Thursday, January 1, 2009

"mere probability that a human person is involved would suffice to justify an absolutely clear prohibition"

There is a letter in today's Times of Trenton ("The Beauty of Science is Skin-Deep"), which very much necessitates your speedy response. The letter appears to infer that it is now possible to ethically obtain human embryonic stem cells. Evangilium Vitae and Dignitas Personae specifically caution against such over-stepping.

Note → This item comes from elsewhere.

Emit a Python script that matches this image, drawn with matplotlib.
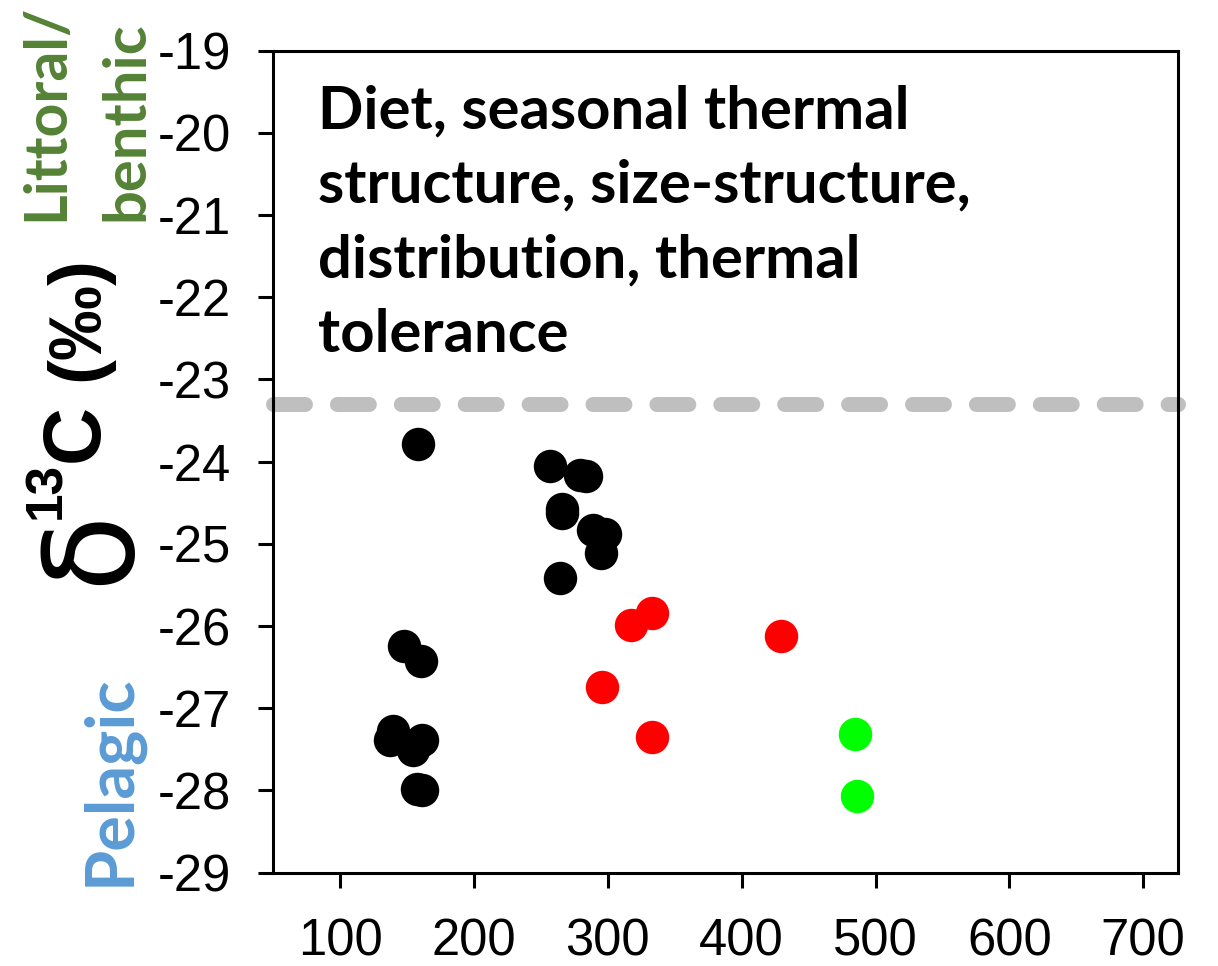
import matplotlib
matplotlib.use("Agg")
import matplotlib.pyplot as plt

# ---- data ----
black_x = [158, 257, 279, 284, 266, 266, 289, 298, 295, 264.5, 148, 160, 139.5, 137.5, 161.3, 154.6, 157.5, 161.3]
black_y = [-23.78, -24.05, -24.16, -24.18, -24.57, -24.63, -24.83, -24.88, -25.11, -25.41,
           -26.24, -26.42, -27.28, -27.38, -27.38, -27.51, -27.98, -28.00]
red_x = [333, 317.5, 429.5, 295.8, 333]
red_y = [-25.84, -25.99, -26.12, -26.74, -27.35]
green_x = [484.6, 486.5]
green_y = [-27.31, -28.07]
threshold = -23.3
xticks = [100, 200, 300, 400, 500, 600, 700]
yticks = [-29, -28, -27, -26, -25, -24, -23, -22, -21, -20, -19]
annotation = "Diet, seasonal thermal\nstructure, size-structure,\ndistribution, thermal\ntolerance"

W, H = 1218, 966
fig = plt.figure(figsize=(W / 100, H / 100), dpi=100)
L, R, T, B = 273.3, 1177.7, 50.7, 872.7
ax = fig.add_axes([L / W, 1 - B / H, (R - L) / W, (B - T) / H])
xmin, xmax = 50, 725.8
ax.set_xlim(xmin, xmax)
ax.set_ylim(-29, -19)

ax.plot([xmin, xmax], [threshold, threshold], color="#BFBFBF", lw=10.8,
        dashes=(2.13, 2.13), dash_capstyle="round", clip_on=False, zorder=2)

ms = 580
ax.scatter(black_x, black_y, s=ms, c="black", linewidths=0, zorder=3)
ax.scatter(red_x, red_y, s=ms, c="#FF0000", linewidths=0, zorder=3)
ax.scatter(green_x, green_y, s=ms, c="#00FF00", linewidths=0, zorder=3)

for sp in ax.spines.values():
    sp.set_linewidth(2.2)
    sp.set_color("black")

tickfont = dict(family="Liberation Sans", size=36.5)
ax.set_xticks(xticks)
ax.set_xticklabels([str(v) for v in xticks], **tickfont)
ax.set_yticks(yticks)
ax.set_yticklabels([str(v) for v in yticks], **tickfont)
ax.tick_params(axis="both", direction="out", length=10.5, width=2.2)
ax.tick_params(axis="y", pad=20)
ax.tick_params(axis="x", pad=22)

ax.text(318 / W, 1 - 84 / H, annotation, transform=fig.transFigure,
        fontsize=43, fontweight="bold", family="Lato", va="top", ha="left",
        linespacing=1.47)

def ft(x, y, s, **kw):
    fig.text(x / W, 1 - y / H, s, rotation=90, rotation_mode="anchor", **kw)

# y-axis label pieces
ft(134, 556, r"$\mathrm{\delta}$", fontsize=90, ha="center", va="baseline")
ft(60, 490, "13", fontsize=37, fontweight="bold", family="Liberation Sans", ha="center", va="baseline")
ft(98, 433, "C", fontsize=58, fontweight="bold", family="Liberation Sans", ha="center", va="baseline")
ft(98, 318, "(‰)", fontsize=54, fontweight="bold", family="Liberation Sans", ha="center", va="baseline")

# region labels
ft(63, 221, "Littoral/", fontsize=42.5, fontweight="bold", family="Lato", color="#548235", ha="left", va="baseline")
ft(143, 221, "benthic", fontsize=43, fontweight="bold", family="Lato", color="#548235", ha="left", va="baseline")
ft(129, 886, "Pelagic", fontsize=48, fontweight="bold", family="Lato", color="#5B9BD5", ha="left", va="baseline")

fig.savefig("out.png", dpi=100)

As per Section 30 of Dignitas Personae, "The ethical objections raised in many quarters to therapeutic cloning and to the use of human embryos formed in vitro have led some researchers to propose new techniques which are presented as capable of producing stem cells of an embryonic type without implying the destruction of true human embryos [As per the footnote, "The new techniques of this kind are, for example, the use of human parthenogenesis, altered nuclear transfer (ANT) and oocyte assisted reprogramming (OAR)."]. These proposals have been met with questions of both a scientific and an ethical nature regarding above all the ontological status of the 'product' obtained in this way. Until these doubts have been clarified, the statement of the Encyclical Evangelium vitae needs to be kept in mind: 'what is at stake is so important that, from the standpoint of moral obligation, the mere probability that a human person is involved would suffice to justify an absolutely clear prohibition of any intervention aimed at killing a human embryo'."